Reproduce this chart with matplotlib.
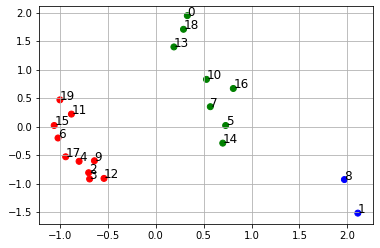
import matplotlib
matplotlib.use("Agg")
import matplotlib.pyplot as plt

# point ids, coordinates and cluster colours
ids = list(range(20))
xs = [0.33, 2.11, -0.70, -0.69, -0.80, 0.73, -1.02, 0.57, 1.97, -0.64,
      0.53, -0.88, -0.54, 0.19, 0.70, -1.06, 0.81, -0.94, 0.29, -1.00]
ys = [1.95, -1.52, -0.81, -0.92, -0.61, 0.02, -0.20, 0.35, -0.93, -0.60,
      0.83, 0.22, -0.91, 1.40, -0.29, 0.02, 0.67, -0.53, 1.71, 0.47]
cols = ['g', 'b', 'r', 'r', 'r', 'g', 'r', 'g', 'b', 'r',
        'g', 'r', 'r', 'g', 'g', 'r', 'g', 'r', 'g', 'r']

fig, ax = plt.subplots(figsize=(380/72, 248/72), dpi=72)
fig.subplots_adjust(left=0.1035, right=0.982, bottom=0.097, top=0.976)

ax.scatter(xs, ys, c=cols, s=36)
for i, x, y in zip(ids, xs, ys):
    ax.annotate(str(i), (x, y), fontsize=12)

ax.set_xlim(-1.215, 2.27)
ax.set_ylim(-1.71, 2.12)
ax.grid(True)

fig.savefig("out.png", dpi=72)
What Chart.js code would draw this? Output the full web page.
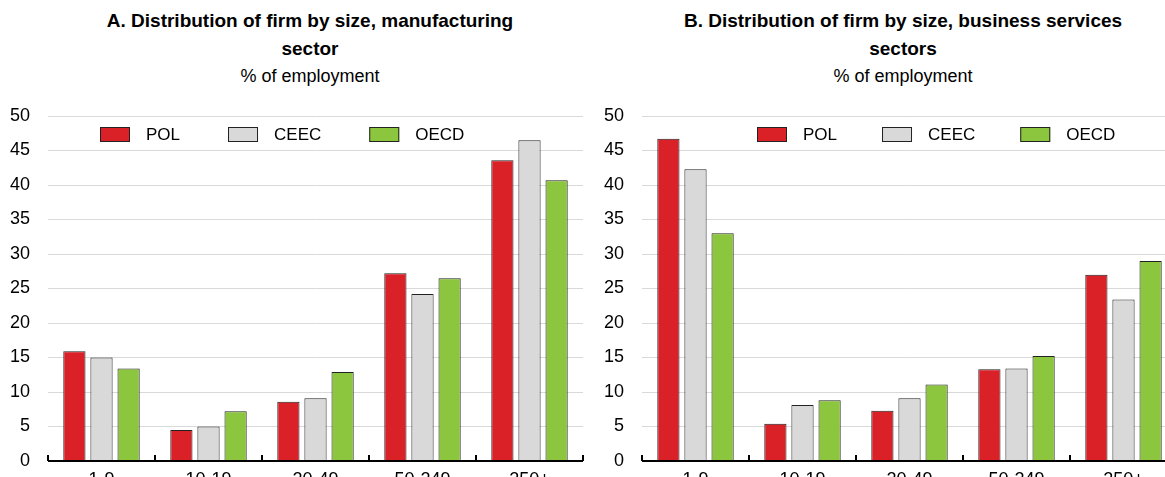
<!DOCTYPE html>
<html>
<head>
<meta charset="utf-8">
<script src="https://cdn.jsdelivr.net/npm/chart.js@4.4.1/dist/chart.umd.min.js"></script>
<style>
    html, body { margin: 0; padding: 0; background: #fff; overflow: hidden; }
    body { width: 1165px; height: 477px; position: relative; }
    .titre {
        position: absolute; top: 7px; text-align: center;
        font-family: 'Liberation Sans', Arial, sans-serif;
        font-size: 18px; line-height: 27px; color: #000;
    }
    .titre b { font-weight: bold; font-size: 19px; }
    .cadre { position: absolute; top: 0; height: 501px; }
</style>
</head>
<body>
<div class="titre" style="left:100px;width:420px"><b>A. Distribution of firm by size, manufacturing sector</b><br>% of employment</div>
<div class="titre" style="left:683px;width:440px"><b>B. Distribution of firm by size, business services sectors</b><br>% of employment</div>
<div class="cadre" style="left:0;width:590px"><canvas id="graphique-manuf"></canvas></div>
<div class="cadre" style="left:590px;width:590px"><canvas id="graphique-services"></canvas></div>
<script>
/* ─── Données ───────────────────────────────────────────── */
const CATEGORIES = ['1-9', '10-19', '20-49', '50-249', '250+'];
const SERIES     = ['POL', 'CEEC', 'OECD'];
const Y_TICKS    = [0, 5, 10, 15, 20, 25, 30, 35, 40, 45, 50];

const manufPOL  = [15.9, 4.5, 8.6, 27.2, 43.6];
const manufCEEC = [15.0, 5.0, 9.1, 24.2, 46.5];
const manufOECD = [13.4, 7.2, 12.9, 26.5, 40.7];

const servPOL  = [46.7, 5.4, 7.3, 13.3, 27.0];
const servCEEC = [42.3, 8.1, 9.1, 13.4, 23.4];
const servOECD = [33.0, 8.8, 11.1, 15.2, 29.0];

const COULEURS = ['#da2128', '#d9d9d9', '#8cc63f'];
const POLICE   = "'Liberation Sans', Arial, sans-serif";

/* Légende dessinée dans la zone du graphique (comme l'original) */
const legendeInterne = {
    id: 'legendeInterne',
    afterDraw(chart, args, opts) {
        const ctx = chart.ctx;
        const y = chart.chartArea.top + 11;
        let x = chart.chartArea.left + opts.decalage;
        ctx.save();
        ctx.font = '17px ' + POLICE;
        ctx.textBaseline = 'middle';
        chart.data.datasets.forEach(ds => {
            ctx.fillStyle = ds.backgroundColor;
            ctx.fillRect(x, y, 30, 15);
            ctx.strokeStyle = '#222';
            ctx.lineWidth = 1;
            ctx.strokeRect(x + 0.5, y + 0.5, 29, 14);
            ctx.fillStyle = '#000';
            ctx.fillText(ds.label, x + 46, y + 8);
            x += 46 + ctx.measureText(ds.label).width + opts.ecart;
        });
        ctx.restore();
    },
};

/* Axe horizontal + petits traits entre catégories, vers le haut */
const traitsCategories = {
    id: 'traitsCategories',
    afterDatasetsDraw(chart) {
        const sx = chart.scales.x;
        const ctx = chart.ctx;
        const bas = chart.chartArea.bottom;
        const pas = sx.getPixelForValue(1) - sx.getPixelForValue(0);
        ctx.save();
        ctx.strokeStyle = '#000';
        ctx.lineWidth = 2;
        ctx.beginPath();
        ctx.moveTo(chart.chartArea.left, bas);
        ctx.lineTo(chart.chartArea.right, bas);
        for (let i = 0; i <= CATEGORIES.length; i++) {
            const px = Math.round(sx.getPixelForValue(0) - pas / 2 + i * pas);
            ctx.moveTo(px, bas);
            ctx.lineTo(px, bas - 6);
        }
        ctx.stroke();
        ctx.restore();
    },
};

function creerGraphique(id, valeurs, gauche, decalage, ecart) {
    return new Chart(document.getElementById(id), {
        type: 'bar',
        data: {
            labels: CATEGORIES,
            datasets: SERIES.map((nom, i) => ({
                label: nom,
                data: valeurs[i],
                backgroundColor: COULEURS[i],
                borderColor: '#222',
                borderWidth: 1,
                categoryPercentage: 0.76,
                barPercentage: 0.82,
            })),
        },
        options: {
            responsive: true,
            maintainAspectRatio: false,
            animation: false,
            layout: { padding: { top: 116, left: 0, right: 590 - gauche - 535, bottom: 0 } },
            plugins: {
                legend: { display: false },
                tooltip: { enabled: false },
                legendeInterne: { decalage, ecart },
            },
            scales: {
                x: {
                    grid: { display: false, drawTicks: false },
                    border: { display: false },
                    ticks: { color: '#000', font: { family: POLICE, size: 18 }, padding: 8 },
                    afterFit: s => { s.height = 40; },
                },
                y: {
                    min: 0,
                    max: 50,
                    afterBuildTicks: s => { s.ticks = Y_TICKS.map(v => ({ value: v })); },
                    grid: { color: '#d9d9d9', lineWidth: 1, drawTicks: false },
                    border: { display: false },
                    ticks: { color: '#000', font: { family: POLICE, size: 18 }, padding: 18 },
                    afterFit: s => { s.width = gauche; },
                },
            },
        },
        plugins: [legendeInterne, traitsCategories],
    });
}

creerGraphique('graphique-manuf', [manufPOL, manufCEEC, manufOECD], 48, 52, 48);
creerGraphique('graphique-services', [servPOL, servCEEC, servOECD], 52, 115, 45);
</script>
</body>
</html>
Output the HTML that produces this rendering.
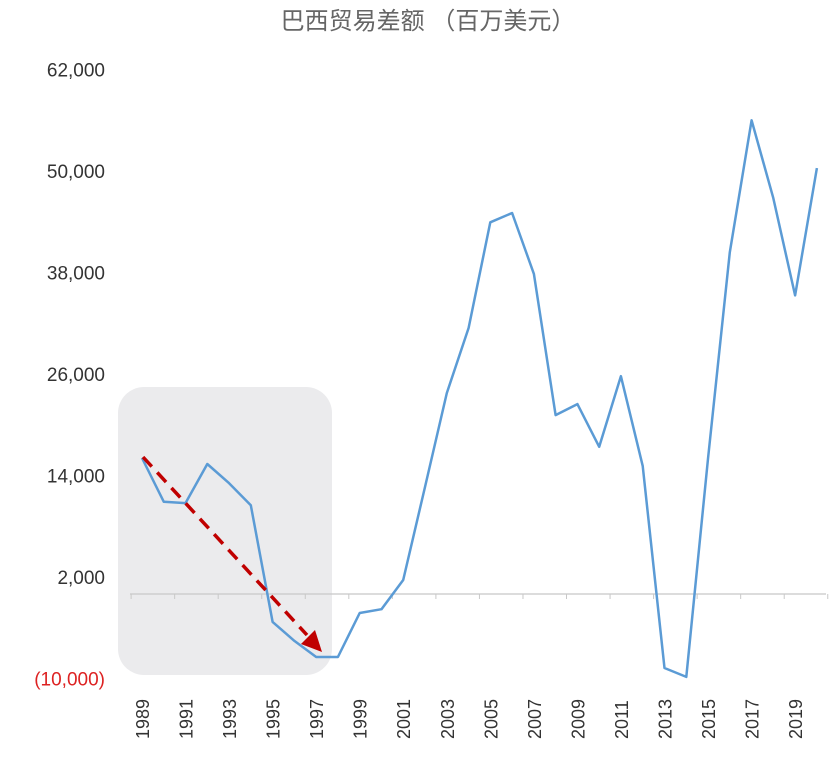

- Your instructions
Quote the material in full and exactly; do not carry over its pictures.

- Exercise response
Reproduce this chart with matplotlib.
import matplotlib
matplotlib.use("Agg")
import matplotlib.pyplot as plt

# point ids, coordinates and cluster colours
ids = list(range(20))
xs = [0.33, 2.11, -0.70, -0.69, -0.80, 0.73, -1.02, 0.57, 1.97, -0.64,
      0.53, -0.88, -0.54, 0.19, 0.70, -1.06, 0.81, -0.94, 0.29, -1.00]
ys = [1.95, -1.52, -0.81, -0.92, -0.61, 0.02, -0.20, 0.35, -0.93, -0.60,
      0.83, 0.22, -0.91, 1.40, -0.29, 0.02, 0.67, -0.53, 1.71, 0.47]
cols = ['g', 'b', 'r', 'r', 'r', 'g', 'r', 'g', 'b', 'r',
        'g', 'r', 'r', 'g', 'g', 'r', 'g', 'r', 'g', 'r']

fig, ax = plt.subplots(figsize=(380/72, 248/72), dpi=72)
fig.subplots_adjust(left=0.1035, right=0.982, bottom=0.097, top=0.976)

ax.scatter(xs, ys, c=cols, s=36)
for i, x, y in zip(ids, xs, ys):
    ax.annotate(str(i), (x, y), fontsize=12)

ax.set_xlim(-1.215, 2.27)
ax.set_ylim(-1.71, 2.12)
ax.grid(True)

fig.savefig("out.png", dpi=72)
What Chart.js code would draw this? Output the full web page.
<!DOCTYPE html>
<html>
<head>
<meta charset="utf-8">
<script src="https://cdn.jsdelivr.net/npm/chart.js@4.4.1/dist/chart.umd.min.js"></script>
<style>
    html, body { margin: 0; padding: 0; background: #fff; overflow: hidden; }
    body { width: 1165px; height: 477px; position: relative; }
    .titre {
        position: absolute; top: 7px; text-align: center;
        font-family: 'Liberation Sans', Arial, sans-serif;
        font-size: 18px; line-height: 27px; color: #000;
    }
    .titre b { font-weight: bold; font-size: 19px; }
    .cadre { position: absolute; top: 0; height: 501px; }
</style>
</head>
<body>
<div class="titre" style="left:100px;width:420px"><b>A. Distribution of firm by size, manufacturing sector</b><br>% of employment</div>
<div class="titre" style="left:683px;width:440px"><b>B. Distribution of firm by size, business services sectors</b><br>% of employment</div>
<div class="cadre" style="left:0;width:590px"><canvas id="graphique-manuf"></canvas></div>
<div class="cadre" style="left:590px;width:590px"><canvas id="graphique-services"></canvas></div>
<script>
/* ─── Données ───────────────────────────────────────────── */
const CATEGORIES = ['1-9', '10-19', '20-49', '50-249', '250+'];
const SERIES     = ['POL', 'CEEC', 'OECD'];
const Y_TICKS    = [0, 5, 10, 15, 20, 25, 30, 35, 40, 45, 50];

const manufPOL  = [15.9, 4.5, 8.6, 27.2, 43.6];
const manufCEEC = [15.0, 5.0, 9.1, 24.2, 46.5];
const manufOECD = [13.4, 7.2, 12.9, 26.5, 40.7];

const servPOL  = [46.7, 5.4, 7.3, 13.3, 27.0];
const servCEEC = [42.3, 8.1, 9.1, 13.4, 23.4];
const servOECD = [33.0, 8.8, 11.1, 15.2, 29.0];

const COULEURS = ['#da2128', '#d9d9d9', '#8cc63f'];
const POLICE   = "'Liberation Sans', Arial, sans-serif";

/* Légende dessinée dans la zone du graphique (comme l'original) */
const legendeInterne = {
    id: 'legendeInterne',
    afterDraw(chart, args, opts) {
        const ctx = chart.ctx;
        const y = chart.chartArea.top + 11;
        let x = chart.chartArea.left + opts.decalage;
        ctx.save();
        ctx.font = '17px ' + POLICE;
        ctx.textBaseline = 'middle';
        chart.data.datasets.forEach(ds => {
            ctx.fillStyle = ds.backgroundColor;
            ctx.fillRect(x, y, 30, 15);
            ctx.strokeStyle = '#222';
            ctx.lineWidth = 1;
            ctx.strokeRect(x + 0.5, y + 0.5, 29, 14);
            ctx.fillStyle = '#000';
            ctx.fillText(ds.label, x + 46, y + 8);
            x += 46 + ctx.measureText(ds.label).width + opts.ecart;
        });
        ctx.restore();
    },
};

/* Axe horizontal + petits traits entre catégories, vers le haut */
const traitsCategories = {
    id: 'traitsCategories',
    afterDatasetsDraw(chart) {
        const sx = chart.scales.x;
        const ctx = chart.ctx;
        const bas = chart.chartArea.bottom;
        const pas = sx.getPixelForValue(1) - sx.getPixelForValue(0);
        ctx.save();
        ctx.strokeStyle = '#000';
        ctx.lineWidth = 2;
        ctx.beginPath();
        ctx.moveTo(chart.chartArea.left, bas);
        ctx.lineTo(chart.chartArea.right, bas);
        for (let i = 0; i <= CATEGORIES.length; i++) {
            const px = Math.round(sx.getPixelForValue(0) - pas / 2 + i * pas);
            ctx.moveTo(px, bas);
            ctx.lineTo(px, bas - 6);
        }
        ctx.stroke();
        ctx.restore();
    },
};

function creerGraphique(id, valeurs, gauche, decalage, ecart) {
    return new Chart(document.getElementById(id), {
        type: 'bar',
        data: {
            labels: CATEGORIES,
            datasets: SERIES.map((nom, i) => ({
                label: nom,
                data: valeurs[i],
                backgroundColor: COULEURS[i],
                borderColor: '#222',
                borderWidth: 1,
                categoryPercentage: 0.76,
                barPercentage: 0.82,
            })),
        },
        options: {
            responsive: true,
            maintainAspectRatio: false,
            animation: false,
            layout: { padding: { top: 116, left: 0, right: 590 - gauche - 535, bottom: 0 } },
            plugins: {
                legend: { display: false },
                tooltip: { enabled: false },
                legendeInterne: { decalage, ecart },
            },
            scales: {
                x: {
                    grid: { display: false, drawTicks: false },
                    border: { display: false },
                    ticks: { color: '#000', font: { family: POLICE, size: 18 }, padding: 8 },
                    afterFit: s => { s.height = 40; },
                },
                y: {
                    min: 0,
                    max: 50,
                    afterBuildTicks: s => { s.ticks = Y_TICKS.map(v => ({ value: v })); },
                    grid: { color: '#d9d9d9', lineWidth: 1, drawTicks: false },
                    border: { display: false },
                    ticks: { color: '#000', font: { family: POLICE, size: 18 }, padding: 18 },
                    afterFit: s => { s.width = gauche; },
                },
            },
        },
        plugins: [legendeInterne, traitsCategories],
    });
}

creerGraphique('graphique-manuf', [manufPOL, manufCEEC, manufOECD], 48, 52, 48);
creerGraphique('graphique-services', [servPOL, servCEEC, servOECD], 52, 115, 45);
</script>
</body>
</html>
Output the HTML that produces this rendering.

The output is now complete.